Third, I may be running into reviewers who subscribe to a common but strange philosophical position about inference. The reviewer’s objection makes perfect sense if they believe that the null hypothesis is always false – in which case the null-hypothesis case in my demonstration (black lines in the plot) is irrelevant and there’s no useful diagnosis to be had from running more simulations. I hear this objection a lot, and it’s always mystified me, because I can, with trivial ease, come up with a null that I’m 100% confident is true (astrology might be involved, or in simulations a throw-away variable that isn’t actually used to calculate results). If those examples seem silly, well, they’re meant to be. If you’re skeptical that more relevant nulls are ever true, please consult a longer exposition here.
Fourth, I may be running into reviewers who think simulation models are fundamentally different from experiments. They aren’t. An experiment – whether it’s in the lab or in the field – is always a simplified model of the real world. So is a simulation model. The only difference is that in a simulation model the connection between inputs and outputs involves electrons in chips (and is usually fully specified); in an experiment it involves neurons firing, or DNA replicating, or plant roots taking up nutrients, or whatever. Sure, you can run more simulations merely by changing a parameter and waiting longer, while running more experimental replicates may be harder (involving money, ethics, space, you name it). But in terms of how inference works there just isn’t any difference.

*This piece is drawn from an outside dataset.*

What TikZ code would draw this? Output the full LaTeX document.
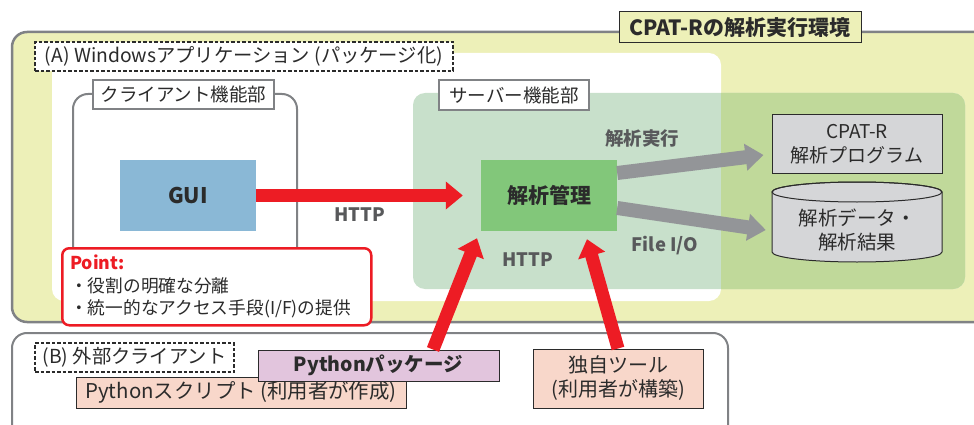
\documentclass[tikz,border=0pt]{standalone}
\usepackage{fontspec}
\setmainfont{Noto Sans CJK JP}
\usetikzlibrary{arrows.meta}
\definecolor{ylw}{HTML}{EDF0B8}
\definecolor{bgray}{HTML}{808285}
\definecolor{srvL}{HTML}{C8E0CB}
\definecolor{srvR}{HTML}{C0D99A}
\definecolor{mgmtc}{HTML}{82C77A}
\definecolor{guiblue}{HTML}{8AB8D6}
\definecolor{arrgray}{HTML}{939598}
\definecolor{ptred}{HTML}{ED1C24}
\definecolor{lgray}{HTML}{D5D6D8}
\definecolor{pkgc}{HTML}{E2C5DD}
\definecolor{salmon}{HTML}{F8D7CA}
\definecolor{txtgray}{HTML}{58595B}
\definecolor{txt}{HTML}{2B2B2B}
\newcommand{\myfs}[1]{\fontsize{#1}{#1}\selectfont}
\begin{document}
\begin{tikzpicture}[x=1pt,y=-1pt,
  every node/.style={text=txt},
  lblbox/.style={draw=bgray, line width=2.3pt, fill=white, inner sep=0pt, font=\myfs{18.5}},
  dlbl/.style={draw=txt, dash pattern=on 3.5pt off 2pt, line width=1.1pt, fill=white, inner sep=0pt, font=\myfs{19.3}},
  solidbox/.style={draw=txt, line width=1pt, inner sep=0pt},
  redarrow/.style={draw=ptred, line width=13pt, -{Triangle[width=27pt,length=17pt]}},
  grayarrow/.style={draw=arrgray, line width=14pt, -{Triangle[width=26pt,length=18pt]}},
  glbl/.style={text=txtgray, font=\bfseries\myfs{18.5}},
]
\clip (0,0) rectangle (974,425);
% outer yellow region
\draw[fill=ylw, draw=bgray, line width=2.5pt, rounded corners=15pt] (12,32) rectangle (1010,322);
% white region
\fill[white, rounded corners=12pt] (52,53) rectangle (721,301);
% client box
\draw[bgray, line width=2pt, rounded corners=15pt] (73,94) rectangle (297,290);
% server region
\fill[srvL, rounded corners=12pt] (413,93) rectangle (965,289);
\begin{scope}
  \clip (721,80) rectangle (974,300);
  \fill[srvR, rounded corners=12pt] (413,93) rectangle (965,289);
\end{scope}
% bottom region (B)
\draw[bgray, line width=2pt, rounded corners=15pt] (12,333) rectangle (728,445);

% title
\node[solidbox, fill=ylw, minimum width=242pt, minimum height=31pt, font=\bfseries\myfs{21}] (title) at (740,27.5) {CPAT-Rの解析実行環境};
% (A) label
\node[dlbl, minimum width=418pt, minimum height=29pt] (labA) at (244,56.5) {(A) Windowsアプリケーション (パッケージ化)};
% client / server labels
\node[lblbox, minimum width=181pt, minimum height=29pt] (labC) at (183.5,94.5) {クライアント機能部};
\node[lblbox, minimum width=150pt, minimum height=30pt] (labS) at (514,95) {サーバー機能部};

% GUI and management
\node[fill=guiblue, minimum width=136pt, minimum height=71pt, inner sep=0pt, font=\bfseries\myfs{21.5}] (gui) at (188,195.5) {GUI};
\node[fill=mgmtc, minimum width=136pt, minimum height=71pt, inner sep=0pt, font=\bfseries\myfs{21}] (mgmt) at (549,195.5) {解析管理};

% CPAT-R program
\node[solidbox, fill=lgray, minimum width=170pt, minimum height=58pt, align=center, font=\fontsize{19}{24}\selectfont] (prog) at (857,144) {CPAT-R\\解析プログラム};
% cylinder
\draw[fill=lgray, draw=txt, line width=1pt] (772,192) -- (772,252) arc[start angle=180, end angle=0, x radius=85, y radius=10] -- (942,192) arc[start angle=0, end angle=-180, x radius=85, y radius=10] -- cycle;
\draw[draw=txt, line width=1pt] (857,192) ellipse [x radius=85, y radius=10];
\node[minimum width=170pt, minimum height=64pt, inner sep=0pt, align=center, font=\fontsize{19.5}{24}\selectfont] (data) at (857,230) {解析データ・\\解析結果};

% Point box
\node[draw=ptred, line width=2.5pt, fill=white, rounded corners=7pt, anchor=north west, minimum width=309pt, minimum height=77pt, text width=293pt, inner xsep=8pt, inner ysep=0pt, align=left, font=\fontsize{17.7}{22.5}\selectfont] (point) at (61,247) {\textcolor{ptred}{\bfseries Point:}\\・役割の明確な分離\\・統一的なアクセス手段(I/F)の提供};

% (B) items
\node[dlbl, minimum width=199pt, minimum height=29pt] (labB) at (134.5,357.5) {(B) 外部クライアント};
\node[solidbox, fill=salmon, minimum width=330pt, minimum height=31pt, font=\myfs{20.4}] (script) at (241,392.5) {Pythonスクリプト (利用者が作成)};
\node[solidbox, fill=pkgc, minimum width=241pt, minimum height=31pt, font=\bfseries\myfs{19.5}] (pkg) at (378.5,365.5) {Pythonパッケージ};
\node[solidbox, fill=salmon, minimum width=170pt, minimum height=59pt, align=center, font=\fontsize{20}{24}\selectfont] (tool) at (618,378.5) {独自ツール\\(利用者が構築)};

% arrows
\draw[redarrow] (gui.east) -- ([xshift=-18pt]mgmt.west);
\draw[grayarrow] ([yshift=22.5pt]mgmt.east) -- ([xshift=-8pt,yshift=-11pt]prog.west);
\draw[grayarrow] ([yshift=-12.5pt]mgmt.east) -- ([xshift=-6pt]data.west);
\draw[redarrow] ([xshift=54.5pt]pkg.north) -- ([xshift=-72pt,yshift=-7pt]mgmt.south);
\draw[redarrow] (tool.north) -- ([xshift=38pt,yshift=-8pt]mgmt.south);

% arrow labels
\node[glbl] (lhttp1) at (360,215) {HTTP};
\node[glbl] (lhttp2) at (528,260) {HTTP};
\node[glbl] (lexec) at (642,138) {解析実行};
\node[glbl] (lfile) at (665,246) {File I/O};
\end{tikzpicture}
\end{document}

I suspect that the fourth of these lurks behind my reviewer’s objection, and here’s why. The first three explanations account for an objection to P-values – but not for an objection to P-values for simulations. In fact, the more-replicates-will-shrink-the-P-value objection applies to experiments just as much as it applies to simulations applies (if, that is, if it applies at all – which it doesn’t).
So it’s strange. This repeated objection, upon just a little close examination, makes no sense at all – and it betrays one of four very peculiar beliefs about the universe. Or more likely, it simply betrays the lack of that “close examination”. Which maybe isn’t strange at all. Most of us – probably all of us – hold a few beliefs that would crumble rapidly under close examination. Yes, even scientists (and I describe one of my own here).
Why did I write this post? Well, I’ve seen the “you can’t use P-values with simulations” objection often enough that I’m pretty sure I’m going to see it again. When I do, my response can simply point here. If you find yourself in the same situation, yours can too.
© Stephen Heard May 7, 2019
Writing clearly about statistics is hard (which is one reason I admire Whitlock and Schluter so much). If something here is confusing, please let me know!
*^Most recently, it happened last month in the reviews of a paper that’s now in press in Conservation Biology. Until I can link to the definitive version, the preprint is here. In case you’re wondering: yes, that paper will be published with P-values for its simulations, after a Response to Reviews that ended up being a dry run for this blog post.
**^Unless you P-hack by using a stopping rule dependent on P, of course.
***^If you’d like to do this yourself, here’s the very simple R code:
#set two group means
mean2 <- 10.1
#set a sample size
samplesize <- 10000
#set a number of replicate t-tests
tps <- replicate(numtests,t.test(rnorm(samplesize, mean1),rnorm(samplesize, mean2), var.equal=TRUE)$p.value)
write.csv(tps, file = ‘/data/hofalse-10000.csv’)
Notice that I include quick-and-dirty plots, but I didn’t make the illustrative figure above in R. I didn’t have twelve hours to spare, so I used Excel and SigmaPlot (an actual graphing program) and made it in about 10 minutes. Don’t @ me.